What is required: Leave the pictures out. Return all other data exactly.

Records for this task:
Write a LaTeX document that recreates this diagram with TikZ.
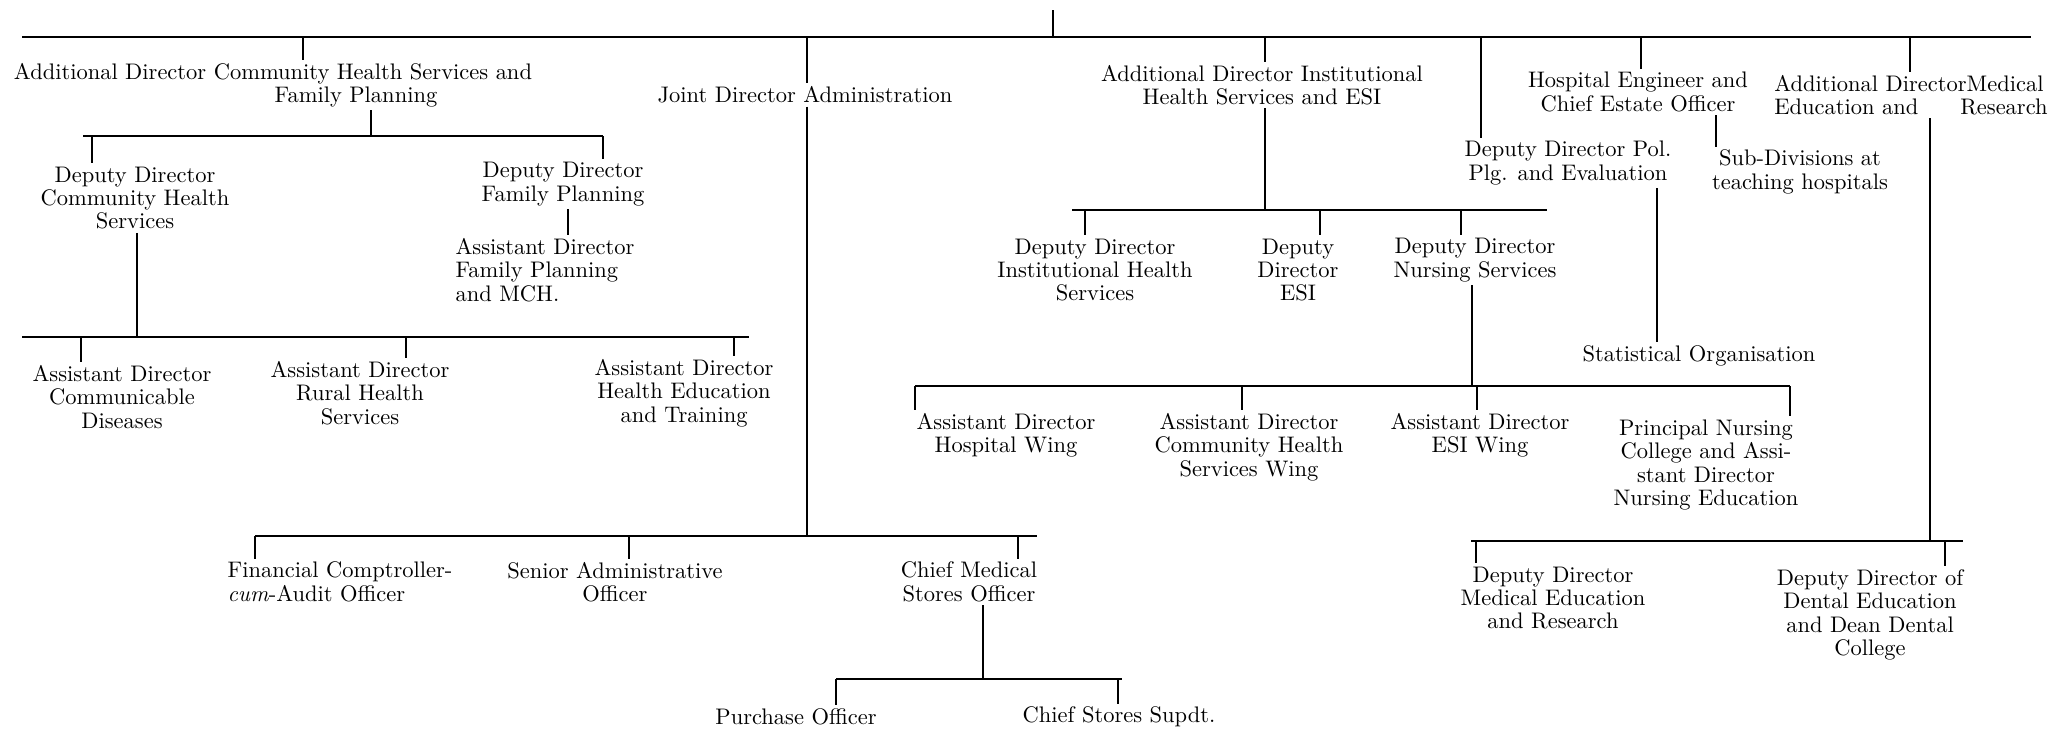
\documentclass[tikz,border=0pt]{standalone}
\usepackage{tikz}
\usetikzlibrary{positioning}

\tikzset{
  office/.style={align=center, inner sep=1pt, font=\fontsize{9.6}{10}\selectfont}
}

\begin{document}
\begin{tikzpicture}[x=0.015cm, y=-0.015cm, line width=0.9pt]
  \useasboundingbox (0,0) rectangle (2072,733);

  % top bus
  \coordinate (top) at (1053,10);
  \coordinate (b0w) at (22,37);
  \coordinate (b0e) at (2031,37);
  \draw (b0w) -- (b0e);
  \draw (top) -- (top |- b0w);

  % first row
  \node[office] (adchs) at (273,85) {Additional Director Community Health Services and\\\hspace*{2.49cm}Family Planning};
  \node[office] (jda) at (805,95) {Joint Director Administration};
  \node[office] (adihs) at (1262,85) {Additional Director Institutional\\Health Services and ESI};
  \node[office] (hecso) at (1638,92) {Hospital Engineer and\\Chief Estate Officer};
  \node[office, text width=4.1cm, align=left] (admer) at (1911,95) {Additional DirectorMedical\\Education and\hfill Research};
  \node[office] (ddpol) at (1568,163) {Deputy Director Pol.\\Plg. and Evaluation};
  \node[office] (sdth) at (1800,172) {Sub-Divisions at\\teaching hospitals};
  \node[office] (stat) at (1699,356) {Statistical Organisation};

  \draw (b0w -| 303,0) -- (adchs.north -| 303,0);
  \draw (b0w -| 807,0) -- (jda.north -| 807,0);
  \draw (b0w -| 1265,0) -- (adihs.north -| 1265,0);
  \draw (b0w -| 1481,0) -- (ddpol.north -| 1481,0);
  \draw (b0w -| 1641,0) -- (hecso.north -| 1641,0);
  \draw (b0w -| 1910,0) -- (admer.north -| 1910,0);
  \draw (ddpol.south -| 1657,0) -- (stat.north -| 1657,0);
  \draw (hecso.south -| 1716,0) -- (sdth.north -| 1716,0);

  % community health and family planning
  \node[office] (ddchs) at (135,198) {Deputy Director\\Community Health\\Services};
  \node[office] (ddfp) at (563,184) {Deputy Director\\Family Planning};
  \node[office, align=left] (adfp) at (545,270) {Assistant Director\\Family Planning\\and MCH.};
  \coordinate (b1w) at (83,136);
  \coordinate (b1e) at (603,136);
  \draw (b1w) -- (b1e);
  \draw (adchs.south -| 371,0) -- (b1w -| 371,0);
  \draw (b1w -| 92,0) -- (ddchs.north -| 92,0);
  \draw (b1e) -- (ddfp.north -| b1e);
  \draw (ddfp.south -| 568,0) -- (adfp.north -| 568,0);

  \node[office] (adcd) at (122,397) {Assistant Director\\Communicable\\Diseases};
  \node[office] (adrhs) at (360,393) {Assistant Director\\Rural Health\\Services};
  \node[office] (adhet) at (684,393) {Assistant Director\\Health Education\\and Training};
  \coordinate (b2w) at (22,337);
  \coordinate (b2e) at (749,337);
  \draw (b2w) -- (b2e);
  \draw (ddchs.south -| 137,0) -- (b2w -| 137,0);
  \draw (b2w -| 81,0) -- (adcd.north -| 81,0);
  \draw (b2w -| 406,0) -- (adrhs.north -| 406,0);
  \draw (b2w -| 734,0) -- (adhet.north -| 734,0);

  % administration
  \node[office, align=left] (fcao) at (340,582) {Financial Comptroller-\\\emph{cum}-Audit Officer};
  \node[office] (sao) at (615,582) {Senior Administrative\\Officer};
  \node[office] (cmso) at (969,582) {Chief Medical\\Stores Officer};
  \coordinate (b3w) at (255,536);
  \coordinate (b3e) at (1037,536);
  \draw (b3w) -- (b3e);
  \draw (jda.south -| 807,0) -- (b3w -| 807,0);
  \draw (b3w) -- (fcao.north -| b3w);
  \draw (b3w -| 629,0) -- (sao.north -| 629,0);
  \draw (b3w -| 1018,0) -- (cmso.north -| 1018,0);

  \node[office] (po) at (796,717) {Purchase Officer};
  \node[office] (css) at (1119,717) {Chief Stores Supdt.};
  \coordinate (b4w) at (836,679);
  \coordinate (b4e) at (1122,679);
  \draw (b4w) -- (b4e);
  \draw (cmso.south -| 983,0) -- (b4w -| 983,0);
  \draw (b4w) -- (po.north -| b4w);
  \draw (b4w -| 1118,0) -- (css.north -| 1118,0);

  % institutional health services
  \node[office] (ddihs) at (1095,270) {Deputy Director\\Institutional Health\\Services};
  \node[office] (ddesi) at (1298,270) {Deputy\\Director\\ESI};
  \node[office] (ddns) at (1475,260) {Deputy Director\\Nursing Services};
  \coordinate (b5w) at (1072,210);
  \coordinate (b5e) at (1547,210);
  \draw (b5w) -- (b5e);
  \draw (adihs.south -| 1265,0) -- (b5w -| 1265,0);
  \draw (b5w -| 1085,0) -- (ddihs.north -| 1085,0);
  \draw (b5w -| 1320,0) -- (ddesi.north -| 1320,0);
  \draw (b5w -| 1461,0) -- (ddns.north -| 1461,0);

  \node[office] (adhw) at (1006,435) {Assistant Director\\Hospital Wing};
  \node[office] (adchw) at (1249,447) {Assistant Director\\Community Health\\Services Wing};
  \node[office] (adesi) at (1480,435) {Assistant Director\\ESI Wing};
  \node[office] (pnc) at (1706,465) {Principal Nursing\\College and Assi-\\stant Director\\Nursing Education};
  \coordinate (b6w) at (915,386);
  \coordinate (b6e) at (1790,386);
  \draw (b6w) -- (b6e);
  \draw (ddns.south -| 1472,0) -- (b6w -| 1472,0);
  \draw (b6w) -- (adhw.north -| b6w);
  \draw (b6w -| 1242,0) -- (adchw.north -| 1242,0);
  \draw (b6w -| 1477,0) -- (adesi.north -| 1477,0);
  \draw (b6e) -- (pnc.north -| b6e);

  % medical education
  \node[office] (ddmer) at (1553,598) {Deputy Director\\Medical Education\\and Research};
  \node[office] (dddec) at (1870,615) {Deputy Director of\\Dental Education\\and Dean Dental\\College};
  \coordinate (b7w) at (1471,541);
  \coordinate (b7e) at (1963,541);
  \draw (b7w) -- (b7e);
  \draw (admer.south -| 1930,0) -- (b7w -| 1930,0);
  \draw (b7w -| 1476,0) -- (ddmer.north -| 1476,0);
  \draw (b7w -| 1945,0) -- (dddec.north -| 1945,0);
\end{tikzpicture}
\end{document}
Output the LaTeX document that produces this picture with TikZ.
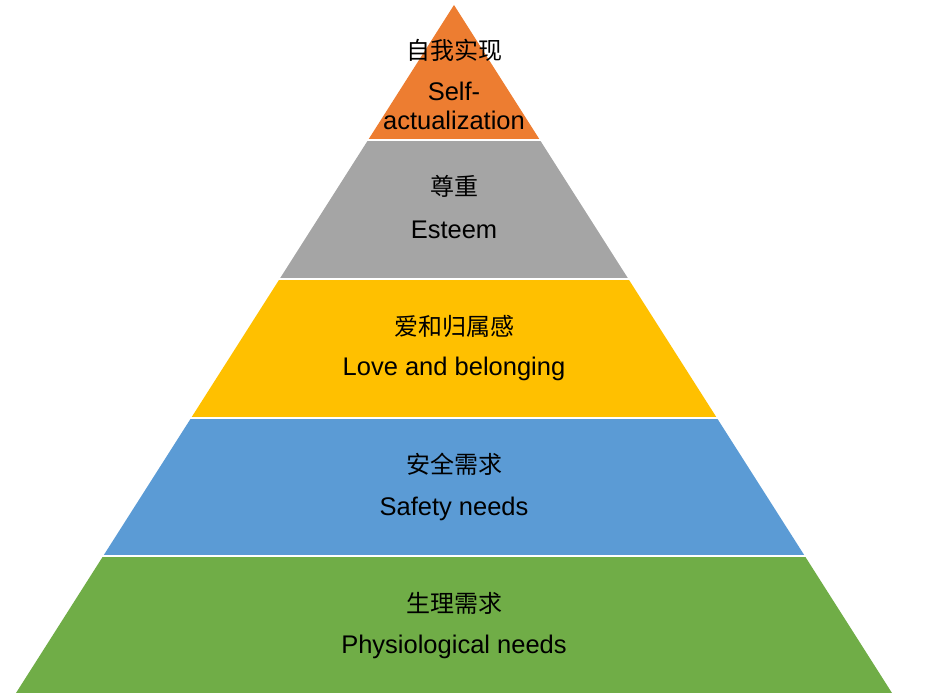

Output for this exercise:
Write a LaTeX document that recreates this diagram with TikZ.
\documentclass[tikz,border=0pt]{standalone}
\usepackage{tikz}
\usetikzlibrary{positioning}

\tikzset{
  office/.style={align=center, inner sep=1pt, font=\fontsize{9.6}{10}\selectfont}
}

\begin{document}
\begin{tikzpicture}[x=0.015cm, y=-0.015cm, line width=0.9pt]
  \useasboundingbox (0,0) rectangle (2072,733);

  % top bus
  \coordinate (top) at (1053,10);
  \coordinate (b0w) at (22,37);
  \coordinate (b0e) at (2031,37);
  \draw (b0w) -- (b0e);
  \draw (top) -- (top |- b0w);

  % first row
  \node[office] (adchs) at (273,85) {Additional Director Community Health Services and\\\hspace*{2.49cm}Family Planning};
  \node[office] (jda) at (805,95) {Joint Director Administration};
  \node[office] (adihs) at (1262,85) {Additional Director Institutional\\Health Services and ESI};
  \node[office] (hecso) at (1638,92) {Hospital Engineer and\\Chief Estate Officer};
  \node[office, text width=4.1cm, align=left] (admer) at (1911,95) {Additional DirectorMedical\\Education and\hfill Research};
  \node[office] (ddpol) at (1568,163) {Deputy Director Pol.\\Plg. and Evaluation};
  \node[office] (sdth) at (1800,172) {Sub-Divisions at\\teaching hospitals};
  \node[office] (stat) at (1699,356) {Statistical Organisation};

  \draw (b0w -| 303,0) -- (adchs.north -| 303,0);
  \draw (b0w -| 807,0) -- (jda.north -| 807,0);
  \draw (b0w -| 1265,0) -- (adihs.north -| 1265,0);
  \draw (b0w -| 1481,0) -- (ddpol.north -| 1481,0);
  \draw (b0w -| 1641,0) -- (hecso.north -| 1641,0);
  \draw (b0w -| 1910,0) -- (admer.north -| 1910,0);
  \draw (ddpol.south -| 1657,0) -- (stat.north -| 1657,0);
  \draw (hecso.south -| 1716,0) -- (sdth.north -| 1716,0);

  % community health and family planning
  \node[office] (ddchs) at (135,198) {Deputy Director\\Community Health\\Services};
  \node[office] (ddfp) at (563,184) {Deputy Director\\Family Planning};
  \node[office, align=left] (adfp) at (545,270) {Assistant Director\\Family Planning\\and MCH.};
  \coordinate (b1w) at (83,136);
  \coordinate (b1e) at (603,136);
  \draw (b1w) -- (b1e);
  \draw (adchs.south -| 371,0) -- (b1w -| 371,0);
  \draw (b1w -| 92,0) -- (ddchs.north -| 92,0);
  \draw (b1e) -- (ddfp.north -| b1e);
  \draw (ddfp.south -| 568,0) -- (adfp.north -| 568,0);

  \node[office] (adcd) at (122,397) {Assistant Director\\Communicable\\Diseases};
  \node[office] (adrhs) at (360,393) {Assistant Director\\Rural Health\\Services};
  \node[office] (adhet) at (684,393) {Assistant Director\\Health Education\\and Training};
  \coordinate (b2w) at (22,337);
  \coordinate (b2e) at (749,337);
  \draw (b2w) -- (b2e);
  \draw (ddchs.south -| 137,0) -- (b2w -| 137,0);
  \draw (b2w -| 81,0) -- (adcd.north -| 81,0);
  \draw (b2w -| 406,0) -- (adrhs.north -| 406,0);
  \draw (b2w -| 734,0) -- (adhet.north -| 734,0);

  % administration
  \node[office, align=left] (fcao) at (340,582) {Financial Comptroller-\\\emph{cum}-Audit Officer};
  \node[office] (sao) at (615,582) {Senior Administrative\\Officer};
  \node[office] (cmso) at (969,582) {Chief Medical\\Stores Officer};
  \coordinate (b3w) at (255,536);
  \coordinate (b3e) at (1037,536);
  \draw (b3w) -- (b3e);
  \draw (jda.south -| 807,0) -- (b3w -| 807,0);
  \draw (b3w) -- (fcao.north -| b3w);
  \draw (b3w -| 629,0) -- (sao.north -| 629,0);
  \draw (b3w -| 1018,0) -- (cmso.north -| 1018,0);

  \node[office] (po) at (796,717) {Purchase Officer};
  \node[office] (css) at (1119,717) {Chief Stores Supdt.};
  \coordinate (b4w) at (836,679);
  \coordinate (b4e) at (1122,679);
  \draw (b4w) -- (b4e);
  \draw (cmso.south -| 983,0) -- (b4w -| 983,0);
  \draw (b4w) -- (po.north -| b4w);
  \draw (b4w -| 1118,0) -- (css.north -| 1118,0);

  % institutional health services
  \node[office] (ddihs) at (1095,270) {Deputy Director\\Institutional Health\\Services};
  \node[office] (ddesi) at (1298,270) {Deputy\\Director\\ESI};
  \node[office] (ddns) at (1475,260) {Deputy Director\\Nursing Services};
  \coordinate (b5w) at (1072,210);
  \coordinate (b5e) at (1547,210);
  \draw (b5w) -- (b5e);
  \draw (adihs.south -| 1265,0) -- (b5w -| 1265,0);
  \draw (b5w -| 1085,0) -- (ddihs.north -| 1085,0);
  \draw (b5w -| 1320,0) -- (ddesi.north -| 1320,0);
  \draw (b5w -| 1461,0) -- (ddns.north -| 1461,0);

  \node[office] (adhw) at (1006,435) {Assistant Director\\Hospital Wing};
  \node[office] (adchw) at (1249,447) {Assistant Director\\Community Health\\Services Wing};
  \node[office] (adesi) at (1480,435) {Assistant Director\\ESI Wing};
  \node[office] (pnc) at (1706,465) {Principal Nursing\\College and Assi-\\stant Director\\Nursing Education};
  \coordinate (b6w) at (915,386);
  \coordinate (b6e) at (1790,386);
  \draw (b6w) -- (b6e);
  \draw (ddns.south -| 1472,0) -- (b6w -| 1472,0);
  \draw (b6w) -- (adhw.north -| b6w);
  \draw (b6w -| 1242,0) -- (adchw.north -| 1242,0);
  \draw (b6w -| 1477,0) -- (adesi.north -| 1477,0);
  \draw (b6e) -- (pnc.north -| b6e);

  % medical education
  \node[office] (ddmer) at (1553,598) {Deputy Director\\Medical Education\\and Research};
  \node[office] (dddec) at (1870,615) {Deputy Director of\\Dental Education\\and Dean Dental\\College};
  \coordinate (b7w) at (1471,541);
  \coordinate (b7e) at (1963,541);
  \draw (b7w) -- (b7e);
  \draw (admer.south -| 1930,0) -- (b7w -| 1930,0);
  \draw (b7w -| 1476,0) -- (ddmer.north -| 1476,0);
  \draw (b7w -| 1945,0) -- (dddec.north -| 1945,0);
\end{tikzpicture}
\end{document}
Output the LaTeX document that produces this picture with TikZ.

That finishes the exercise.